Ciara Kenny

The Irish Times forum by and for Irish citizens living overseas,

Home and happy

I’ve just moved back to Ireland after two years in Australia, and found a country resilient and hopeful about the future, writes Ashley O’Toole.

Mon, Jul 16, 2012, 08:59


I’ve just moved back to Ireland after two years in Australia, and found a country resilient and hopeful about the future, writes Ashley O’Toole.

Ashley in Sydney

I’ve just moved back home to Dublin after two and a half years in Australia. In the last of the three Australian cities I lived and worked in, Canberra, myself and my colleague Bernice from Killarney, Co Kerry read the Generation Emigration articles religiously over our first cups of tea of the day. We regularly teared up relating to the numerous accounts of the highs and lows of emigration and although we both knew how lucky we were to experience living in a country like Australia, neither of us could shake the homesickness. Like so many others. After two and a half years, I decided my time was done and booked the one way flight. And prepared myself for a reality slap.

The way people in Australia spoke to me about Ireland, it was as if they expected me to be putting crusts of bread in envelopes and posting them back to “the ones left at home”. Like Ireland is this desolate land full of tumbleweeds and old men hobbling around on sticks with tattered overcoats and a rope tied around their waist to hold up their slacks.

I was wiping a bar counter in Melbourne when I heard about the IMF bailout. The country had reached rock bottom. It was embarrassing pulling pints for customers as they jibed me about the latest news. And even more embarrassing for the Irish expats at the bar to chime in and arrogantly declare how they’re never going back to “that sh*thole”.

I didn’t echo their sentiments. I wasn’t going to shake my fist, curse the government and write the country off like someone in Croke Park who leaves before the end of the match because their team is losing. I remembered that before the recession and before the Celtic Tiger, there was always hardship. But we were still Ireland. We didn’t let hard times steal our identity. Ironically, it seems it was the Celtic Tiger that almost achieved that.


I also remembered that whenever I opened my mouth in Australia, people beamed at me and asked me where in Ireland I was from and how they’ve always wanted to go to Ireland. And what I really couldn’t forget was how sorely I missed “Irishness”. The banter, the self-deprecation, the brutal honesty, the stubbornness, the warm familiarity, the clannish-ness,the compassion, the love of everything “old school” and just the general attitude of “Ah….be grand like”. And of course I missed my family and friends. The bread and butter of happiness.

When I told my colleagues and friends in Canberra that I was leaving the job and the country to move back home, some of them asked me if I was insane moving back to a country in recession. “Recession or not,” I replied, “it’s still my home.” And I’m so happy to say, I was right. I was to discover that the mood was not dull and despairing as I thought it would have been. People are still out in restaurants and bars and wearing new clothes and going on holidays. And people are still in good form. Not even “ah I’m tippin along, we’ll muddle through” form. People are genuinely motivated and hopeful about the future. And the “Irishness” that I so missed and craved is alive and well. With an extra layer of identity reinforced by the hardship of the last few years.

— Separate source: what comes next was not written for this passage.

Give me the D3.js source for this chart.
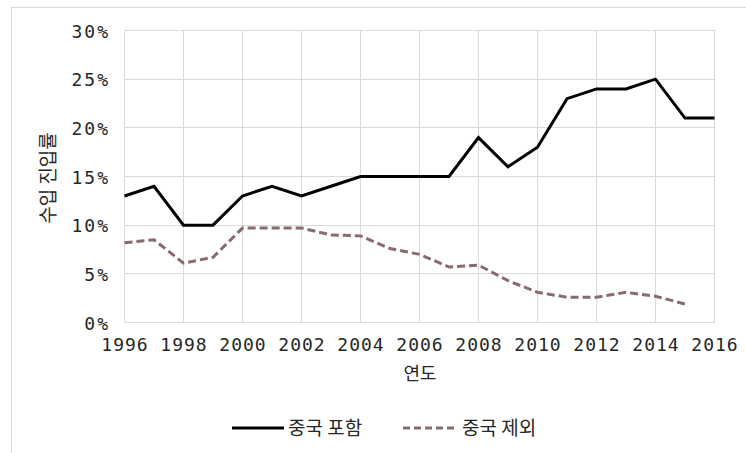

Of course, the recession is still there lurking underneath the surface in the form of rejected mortgage applications and the rate of unemployment. There’s no denying the country is going through tough times. But the country has been through much worse than this. And at the end of the day, we were never a country which was defined by the state of our economy. Just look at our history- which is a long one, thanks to our endemic trait of resilience. If there is one thing that Ireland is good at, it’s being the underdog. And even though the country might be struggling to get back on its feet, it’s still mine. It’s still ours.

So to all the Irish spread across the world who read the Generation Emigration articles every morning and worry about the state of their home, I won’t lie to you. The recession is still here, like a guest who has worn out its welcome. But the country is getting there, and the best part of it, the national personality, is still going strong. It’s still gettin mass on a Sunday. It’s still force feeding you Barrys Tea and Superquinn sausages. It’s holding up signs with quotes from ‘The Snapper’ and ‘Father Ted’ at Euro 2012 and with a bit of luck it’ll dance that unwanted guest out of our country in the years to come with a wink and a smile.

Ireland. Regardless of economic circumstances. You were always there, and you will always be. As will we.